Pecking Order
- Designers: Richard Garfield
- Publishers: Winning Moves
- Players: 2
- Setup time: 5 minutes
- Playing time: 5-15 minutes
- Chance: Low
- Skills: Bluffing
- Ages: 8 and up

= Pecking Order (game) =

Card game

Pecking Order is a card game, where players try to claim the best feeding spots in the jungle by playing their birds on the perches and determining who is stronger. It was published by Winning Moves Games USA in 2006 as the first game in its now discontinued Immortal Eyes line.

== Gameplay ==
The game is typically played over a number of rounds, decided in advance by the players. Players start the game by placing the board between them showing all the perches. Each player shuffles a set of cards (birds featuring the numbers 1-12 and a Jaguar) to create their deck. On a player's turn, they draw a card and place it on one of the perches face-down. If the opposing player already has a card on that perch, a battle occurs, with the player playing the card being of aggressor. The defender flips over their card and the result is determined by the aggressor (whose card is still face down:

1) If both played birds, the player with the higher numbered bird wins.

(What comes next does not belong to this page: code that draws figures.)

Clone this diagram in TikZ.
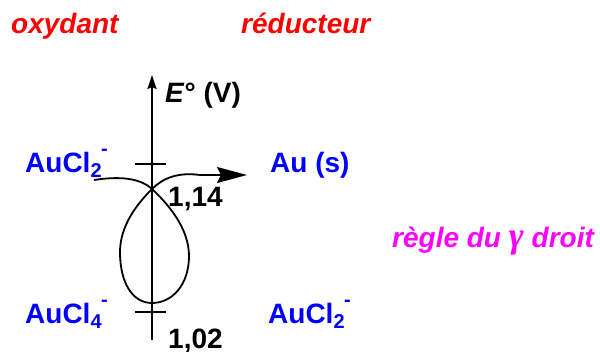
\documentclass[tikz,border=0pt]{standalone}
\usepackage{fontspec}
\setmainfont{Liberation Sans}
\newfontfamily\greekfont{Liberation Serif}
\usetikzlibrary{arrows.meta}
\definecolor{cred}{RGB}{255,0,0}
\definecolor{cblue}{RGB}{0,0,255}
\definecolor{cmag}{RGB}{255,0,255}
\newcommand{\subsup}[2]{\raisebox{-0.19em}{\fontsize{20}{20}\selectfont #1}\kern-0.02em\raisebox{0.6em}{\fontsize{20}{20}\selectfont #2}}
\begin{document}
\begin{tikzpicture}[x=1pt,y=-1pt,
  txt/.style={inner sep=0pt,anchor=base west,font=\fontsize{28}{30}\selectfont\bfseries},
  ox/.style={txt,text=cred,font=\fontsize{28}{30}\selectfont\bfseries\itshape},
  sp/.style={txt,text=cblue},
  val/.style={txt,text=black},
  ln/.style={line width=1.8pt,black}]
\useasboundingbox (0,0) rectangle (600,351);
% headers
\node[ox] (oxy) at (11,33) {oxydant};
\node[ox] (red) at (241,33) {réducteur};
% axis
\coordinate (abot) at (152,340);
\coordinate (atop) at (152,75);
\draw[ln,-{Stealth[length=14pt,width=9pt,inset=2pt]}] (abot) -- (atop);
\node[txt] (lab) at (165,102) {\textit{E}° (V)};
% ticks
\coordinate (t1a) at (135,164); \coordinate (t1b) at (166,164);
\coordinate (t2a) at (135,312); \coordinate (t2b) at (166,312);
\draw[ln] (t1a) -- (t1b);
\draw[ln] (t2a) -- (t2b);
% species
\node[sp] (ox1) at (25,172) {AuCl\subsup{2}{-}};
\node[sp] (re1) at (270,172) {Au (s)};
\node[sp] (ox2) at (25,323) {AuCl\subsup{4}{-}};
\node[sp] (re2) at (268,323) {AuCl\subsup{2}{-}};
% values
\node[val] (v1) at (168,206) {1,14};
\node[val] (v2) at (168,348) {1,02};
% rule
\node[txt,text=cmag,font=\fontsize{28}{30}\selectfont\bfseries\itshape] (rule) at (392,247) {règle du {\greekfont\fontsize{36}{36}\selectfont γ} droit};
% gamma curve
\coordinate (s) at (94,180);
\coordinate (c) at (152,189);
\coordinate (e) at (247,175);
\draw[ln,-{Stealth[length=30pt,width=16pt,inset=4pt]}]
  (s) .. controls (120,176) and (140,178) .. (c)
      .. controls (168,204) and (189,228) .. (189,256)
      .. controls (189,285) and (172,303) .. (152,303)
      .. controls (132,303) and (120,282) .. (120,252)
      .. controls (120,225) and (138,203) .. (c)
      .. controls (163,178) and (178,172) .. (200,175)
      -- (e);
\end{tikzpicture}
\end{document}
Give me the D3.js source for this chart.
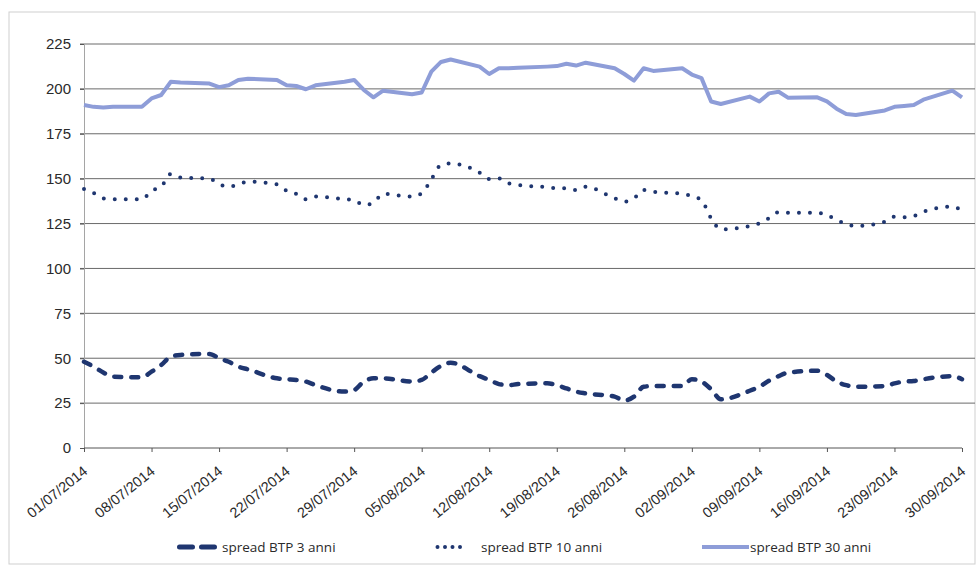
<!DOCTYPE html>
<html>
<head>
<meta charset="utf-8">
<script src="https://cdn.jsdelivr.net/npm/d3@7"></script>
<style>
  body { margin: 0; background: #fff; }
  svg { font-family: "Open Sans", "DejaVu Sans", sans-serif; }
</style>
</head>
<body>
<div id="chart"></div>
<script>
// business days, Jul - Sep 2014
var dates = [
  "01/07/2014","02/07/2014","03/07/2014","04/07/2014","07/07/2014","08/07/2014","09/07/2014","10/07/2014","11/07/2014",
  "14/07/2014","15/07/2014","16/07/2014","17/07/2014","18/07/2014","21/07/2014","22/07/2014","23/07/2014","24/07/2014","25/07/2014",
  "28/07/2014","29/07/2014","30/07/2014","31/07/2014","01/08/2014","04/08/2014","05/08/2014","06/08/2014","07/08/2014","08/08/2014",
  "11/08/2014","12/08/2014","13/08/2014","14/08/2014","15/08/2014","18/08/2014","19/08/2014","20/08/2014","21/08/2014","22/08/2014",
  "25/08/2014","26/08/2014","27/08/2014","28/08/2014","29/08/2014","01/09/2014","02/09/2014","03/09/2014","04/09/2014","05/09/2014",
  "08/09/2014","09/09/2014","10/09/2014","11/09/2014","12/09/2014","15/09/2014","16/09/2014","17/09/2014","18/09/2014","19/09/2014",
  "22/09/2014","23/09/2014","24/09/2014","25/09/2014","26/09/2014","29/09/2014","30/09/2014"
];

var spread3 = [
  48, 45.3, 42, 39.7, 39.4, 42.5, 46.2, 50.9, 51.8,
  52.4, 50, 48, 45.3, 43.8, 38.8, 38.3, 37.9, 37, 35,
  31.4, 32.3, 37, 38.8, 38.8, 37, 37.9, 42, 45.7, 47.5,
  40, 37.9, 35.6, 35, 35.6, 36, 35, 33.2, 31.4, 30.4,
  28.6, 26.4, 28.6, 34.1, 34.5, 34.5, 38.3, 37, 32.7, 27.1,
  31.9, 34.1, 37.5, 40, 42, 43, 40.7, 37, 35, 34.1,
  34.5, 36, 37, 37.3, 38.3, 40, 38.3
];

var spread10 = [
  144.2, 142, 139, 138.5, 138.5, 143.3, 145.5, 152.6, 150.7,
  150, 147, 145.5, 146.9, 148.3, 146.9, 143.3, 141.5, 138.5, 140,
  138.5, 138, 135.3, 136.6, 141.5, 140, 141.8, 149.6, 157.6, 158.5,
  153.3, 149.8, 150.2, 147.4, 146.5, 145.2, 144.6, 144.6, 143.7, 145.5,
  139, 137.2, 139, 143.7, 142.7, 141.5, 140.3, 138, 127.9, 121.8,
  123.6, 125.1, 128, 131.4, 131, 131, 129.8, 127, 124.7, 123.6,
  126, 128.8, 128.5, 129.2, 131.6, 134.4, 132.2
];

var spread30 = [
  191, 190, 189.7, 190, 190, 194.7, 196.6, 204, 203.6,
  203, 201, 202, 205, 205.7, 205, 202, 201.6, 199.8, 202,
  204, 205, 199.4, 195.3, 199, 197, 198, 209.6, 215, 216.4,
  212.4, 208.3, 211.5, 211.5, 211.8, 212.4, 212.7, 214, 213, 214.6,
  211.5, 208.3, 204.6, 211.5, 210, 211.5, 208, 206, 193, 191.6,
  195.7, 193, 197.5, 198.4, 195, 195.3, 193, 189, 186, 185.5,
  188, 190, 190.5, 191, 194, 199, 195.3
];

var yTicks = [0, 25, 50, 75, 100, 125, 150, 175, 200, 225];
var xTicks = ["01/07/2014","08/07/2014","15/07/2014","22/07/2014","29/07/2014","05/08/2014","12/08/2014",
  "19/08/2014","26/08/2014","02/09/2014","09/09/2014","16/09/2014","23/09/2014","30/09/2014"];
var seriesNames = ["spread BTP 3 anni", "spread BTP 10 anni", "spread BTP 30 anni"];

var W = 980, H = 576;
var margin = { top: 44, right: 18, bottom: 128, left: 84 };

var parse = d3.timeParse("%d/%m/%Y");
var fmt = d3.timeFormat("%d/%m/%Y");

var svg = d3.select("#chart").append("svg")
  .attr("width", W)
  .attr("height", H);

// faint frame of the scanned chart
svg.append("rect")
  .attr("x", 9).attr("y", 12)
  .attr("width", 966).attr("height", 552)
  .attr("fill", "none")
  .attr("stroke", "#cfcfcf")
  .attr("stroke-width", 1);

var x = d3.scaleTime()
  .domain([parse(dates[0]), parse(dates[dates.length - 1])])
  .range([margin.left, 962]);

var y = d3.scaleLinear()
  .domain([0, 225])
  .range([H - margin.bottom, margin.top]);

// gridlines
svg.append("g")
  .selectAll("line")
  .data(yTicks.filter(function (d) { return d > 0; }))
  .enter()
  .append("line")
  .attr("x1", margin.left - 4)
  .attr("x2", 975)
  .attr("y1", function (d) { return y(d); })
  .attr("y2", function (d) { return y(d); })
  .attr("stroke", "#6a6a6a")
  .attr("stroke-width", 1);

// y axis
var yaxis = svg.append("g")
  .attr("transform", "translate(" + margin.left + ",0)")
  .call(d3.axisLeft(y).tickValues(yTicks).tickSize(4).tickPadding(9));
yaxis.select(".domain").attr("stroke", "#a5a5a5");
yaxis.selectAll(".tick line").attr("stroke", "#555");
yaxis.selectAll("text")
  .attr("fill", "#2a2a2a")
  .style("font-size", "15px");

// x axis
var xaxis = svg.append("g")
  .attr("transform", "translate(0," + y(0) + ")")
  .call(d3.axisBottom(x)
    .tickValues(xTicks.map(parse))
    .tickFormat(fmt)
    .tickSize(4));
xaxis.select(".domain").attr("stroke", "#555").attr("d", "M" + margin.left + ",0H962");
xaxis.selectAll(".tick line").attr("stroke", "#555");
xaxis.selectAll("text")
  .attr("fill", "#2a2a2a")
  .style("font-size", "14.5px")
  .style("text-anchor", "end")
  .attr("x", 0)
  .attr("y", 0)
  .attr("dy", 0)
  .attr("transform", "translate(4,25) rotate(-39)");

var line = function (vals, curve) {
  return d3.line()
    .x(function (d, i) { return x(parse(dates[i])); })
    .y(function (d) { return y(d); })
    .curve(curve)(vals);
};

var dark = "#1f3670", light = "#8e9dd8";

svg.append("path")
  .attr("d", line(spread30, d3.curveLinear))
  .attr("fill", "none")
  .attr("stroke", light)
  .attr("stroke-width", 4)
  .attr("stroke-linejoin", "round");

svg.append("path")
  .attr("d", line(spread10, d3.curveMonotoneX))
  .attr("fill", "none")
  .attr("stroke", dark)
  .attr("stroke-width", 4)
  .attr("stroke-linecap", "round")
  .attr("stroke-dasharray", "0,11");

svg.append("path")
  .attr("d", line(spread3, d3.curveMonotoneX))
  .attr("fill", "none")
  .attr("stroke", dark)
  .attr("stroke-width", 4.5)
  .attr("stroke-linecap", "round")
  .attr("stroke-dasharray", "7,10");

// legend
var legend = [
  { name: seriesNames[0], x1: 179.5, x2: 214.5, tx: 222, color: dark, dash: "13,9", cap: "round", w: 5 },
  { name: seriesNames[1], x1: 437.5, x2: 460.5, tx: 481, color: dark, dash: "0,7.5", cap: "round", w: 4 },
  { name: seriesNames[2], x1: 702, x2: 749, tx: 750, color: light, dash: null, cap: "butt", w: 4 }
];
var lg = svg.append("g");
legend.forEach(function (d) {
  lg.append("line")
    .attr("x1", d.x1).attr("x2", d.x2)
    .attr("y1", 547).attr("y2", 547)
    .attr("stroke", d.color)
    .attr("stroke-width", d.w)
    .attr("stroke-linecap", d.cap)
    .attr("stroke-dasharray", d.dash);
  lg.append("text")
    .attr("x", d.tx)
    .attr("y", 552)
    .attr("fill", "#2a2a2a")
    .style("font-size", "13.5px")
    .text(d.name);
});
</script>
</body>
</html>
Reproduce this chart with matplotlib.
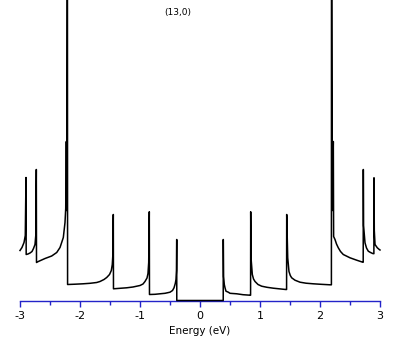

2) If either played the Jaguar, that player who played it wins unless both players played jaguars, in which case there is a tie.

3) If it is a tie, the player controlling the 1 point (Tie-breaker) perch is the winner.

If neither player controls the tie-breaker perch, then the tie goes to the aggressor. The losing card is removed, along with any jaguars. There are certain perches that allow for special abilities or extra points. The 1 point perch is a Tie-breaker perch, allowing the controlling player to win ties. The 3 point perch is the Vision Roof and it allows a player who wins the perch to look at a face down card of an opponent. The 8 point perch is special, in that it is made up of two perches. If a single player controls both of the perches, he gains an additional 3 points (for a total of 19). The game ends when each player has played through their deck. Player tally their scores, and gain points for perches they control with birds. However, a perch controlled with a jaguar does not gain the player points. The player with the most points wins the round.

==Reception==
Tom Vasel reviewed Pecking Order and said that "I've played Pecking Order several times and have mixed feelings on it. It is about as far away from the complexity of Magic the Gathering that Mr. Garfield can get - simply being a game in which players place thirteen cards on the table. It's very simple and has a bit of fun, but I almost feel that the game is over before it begins. I've seen people compare this to Lost Cities and other games of that type, but I just don't see it. The components are interesting (although overpriced), and gameplay is interesting - I'll certainly hang onto my copy. But I just am left with a slightly empty feeling after games, which will keep me from playing it too often."